### Data records
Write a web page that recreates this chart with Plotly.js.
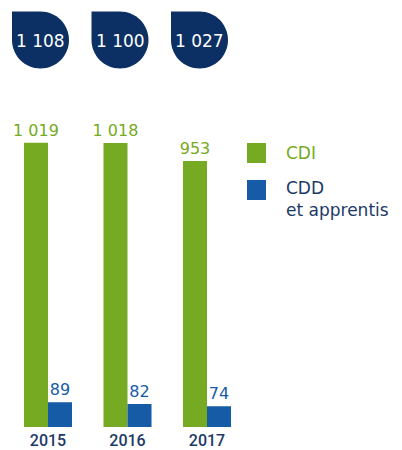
<!DOCTYPE html>
<html>
<head>
<meta charset="utf-8">
<script src="https://cdn.plot.ly/plotly-3.0.1.min.js"></script>
<style>
  html, body { margin: 0; padding: 0; background: #ffffff; }
  #chart { width: 402px; height: 450px; }
</style>
</head>
<body>
<div id="chart"></div>
<script>
// data
const years = ['2015', '2016', '2017'];
const seriesNames = ['CDI', 'CDD<br>et apprentis'];
const cdi = [1019, 1018, 953];
const cdd = [89, 82, 74];
const totals = [1108, 1100, 1027];

const GREEN = '#76aa22';
const BLUE = '#155ba5';
const NAVY = '#0d3064';
const TEXT_NAVY = '#1c3a66';
const FONT = '"DejaVu Sans", sans-serif';

const W = 402, H = 450, BASE = 427;
// pixel -> paper helpers (margins l/r/t = 0, b = H - BASE)
const px = v => v / W;
const py = v => (BASE - v) / BASE;

const fmt = v => String(v).replace(/\B(?=(\d{3})+(?!\d))/g, ' ');
const xIdx = years.map((_, i) => i);

const traces = [
    {
        x: xIdx, y: cdi, type: 'bar', name: seriesNames[0],
        marker: { color: GREEN },
        texttemplate: '%{y:,}', textposition: 'outside', constraintext: 'none',
        cliponaxis: false,
        textfont: { family: FONT, size: 16, color: GREEN },
        hoverinfo: 'skip'
    },
    {
        x: xIdx, y: cdd, type: 'bar', name: seriesNames[1],
        marker: { color: BLUE },
        texttemplate: '%{y:,}', textposition: 'outside', constraintext: 'none',
        cliponaxis: false,
        textfont: { family: FONT, size: 16, color: BLUE },
        hoverinfo: 'skip'
    }
];

// drop-shaped bubbles with totals (square top-left corner)
const r = 28.5, k = 0.5523 * r, off = -7.5;
const dropPath = [
    `M${-r + off},${r}`, `L${off},${r}`,
    `C${k + off},${r} ${r + off},${k} ${r + off},0`,
    `C${r + off},${-k} ${k + off},${-r} ${off},${-r}`,
    `C${-k + off},${-r} ${-r + off},${-k} ${-r + off},0`, 'Z'
].join(' ');

const shapes = xIdx.map(i => ({
    type: 'path', xref: 'x', yref: 'paper',
    xsizemode: 'pixel', ysizemode: 'pixel',
    xanchor: i, yanchor: py(40),
    path: dropPath,
    fillcolor: NAVY, line: { width: 0 }
}));

// legend squares
shapes.push(
    { type: 'rect', xref: 'paper', yref: 'paper', x0: px(247), x1: px(266), y0: py(163), y1: py(143), fillcolor: GREEN, line: { width: 0 } },
    { type: 'rect', xref: 'paper', yref: 'paper', x0: px(247), x1: px(266), y0: py(200), y1: py(180), fillcolor: BLUE, line: { width: 0 } }
);

const annotations = xIdx.map(i => ({
    x: i, xref: 'x', y: py(41), yref: 'paper', xshift: off,
    text: fmt(totals[i]), showarrow: false,
    xanchor: 'center', yanchor: 'middle',
    font: { family: FONT, size: 17, color: '#ffffff' }
}));

annotations.push(
    { x: px(284), y: py(153), xref: 'paper', yref: 'paper', text: seriesNames[0], showarrow: false,
      xanchor: 'left', yanchor: 'middle', align: 'left',
      font: { family: FONT, size: 17, color: GREEN } },
    { x: px(284), y: py(176), xref: 'paper', yref: 'paper', text: seriesNames[1], showarrow: false,
      xanchor: 'left', yanchor: 'top', align: 'left',
      font: { family: FONT, size: 17, color: TEXT_NAVY } }
);

const layout = {
    width: W, height: H,
    margin: { t: 0, r: 0, b: H - BASE, l: 0 },
    paper_bgcolor: '#ffffff',
    plot_bgcolor: '#ffffff',
    separators: ', ',
    showlegend: false,
    barmode: 'group',
    bargap: 0.396,
    bargroupgap: 0,
    xaxis: {
        domain: [px(8.25), px(246.75)],
        range: [-0.5, 2.5],
        tickvals: xIdx, ticktext: years,
        ticks: '', showgrid: false, zeroline: false, showline: false,
        ticklabelstandoff: 2,
        tickfont: { family: 'Roboto, sans-serif', size: 16, color: TEXT_NAVY, weight: 500 }
    },
    yaxis: {
        range: [0, BASE / 0.279],
        visible: false, showgrid: false, zeroline: false
    },
    shapes: shapes,
    annotations: annotations
};

Plotly.newPlot('chart', traces, layout, { displayModeBar: false, staticPlot: true });
</script>
</body>
</html>
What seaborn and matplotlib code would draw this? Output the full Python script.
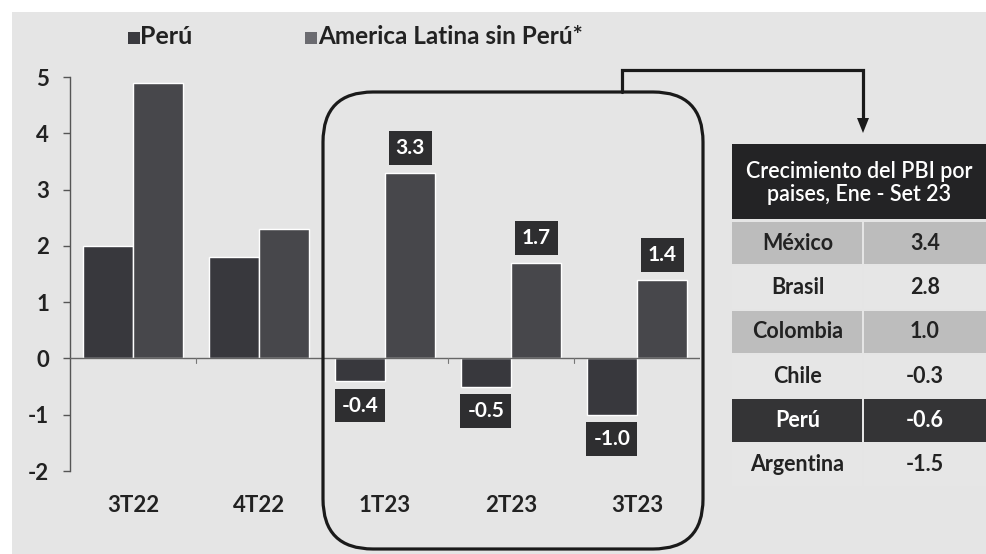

### Exercise
Write out exactly the lines between the start of the data and the line with "const totals = [1108, 1100, 1027];", including both, but none of the pictures.

### Reply to the exercise
Write a web page that recreates this chart with Plotly.js.
<!DOCTYPE html>
<html>
<head>
<meta charset="utf-8">
<script src="https://cdn.plot.ly/plotly-3.0.1.min.js"></script>
<style>
  html, body { margin: 0; padding: 0; background: #ffffff; }
  #chart { width: 402px; height: 450px; }
</style>
</head>
<body>
<div id="chart"></div>
<script>
// data
const years = ['2015', '2016', '2017'];
const seriesNames = ['CDI', 'CDD<br>et apprentis'];
const cdi = [1019, 1018, 953];
const cdd = [89, 82, 74];
const totals = [1108, 1100, 1027];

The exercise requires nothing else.